The other two lines don't make sense to me either.
[www.unowot.com] is a webcam of Cromer beach where this is supposed to have happened.
Hah ! Everyone knows Penguins can't type ! or is that fly?
probably neither !
Not typos - possibly there's an 'understood' (ie assumed but not put in )question mark. It means - she was awakened - but, (since there was no-one else there noticing,and the drowning man couldn't shout loud enough to reach her) who could have awakened her ? - except the Fate, who knew that it was the wrong time (for him to die) and so opened her eyes. 'Save' is often used to mean except, but is confusing in this poem because someone is saved in its more usual meaning at the same time.

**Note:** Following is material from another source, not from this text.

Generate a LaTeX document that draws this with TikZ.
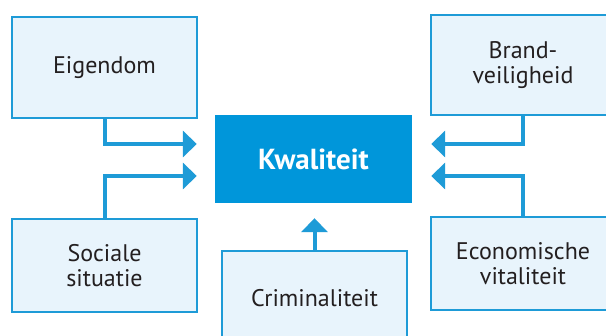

Edited 1 time(s). Last edit at 01/09/2007 05:15AM by marian2.
I agree with Linda over the 'pawing gag' lines, Hugh. It captures, for me, that smothering moment when the sea knocks you down and under.
However, although I understand the meaning of the 'Fate' lines, they are clumsy. Is it deliberate?
That sort of clumsiness, more a roundabout and obscure way of putting things is a feature of a lot of poetry, it's something that has gradually gone out of fashion over two or three hundred years. Aptness and conciseness are fairly modern virtues of poetry in my experience, for a long time poetry was expected to need a lot of work to understand it, so to be for 'educated' people, not the masses. Now it's gone the other way and seen as elitist by many people, straighforwardness and unusual metaphors that are very easy to grasp have been in fashion for some time. One of the reasons Hughes and Heaney evoke such extremes of emotion - you love them or you hate them - is that they need a lot of thought and reading to understand them, unlike much of the poetry produced today.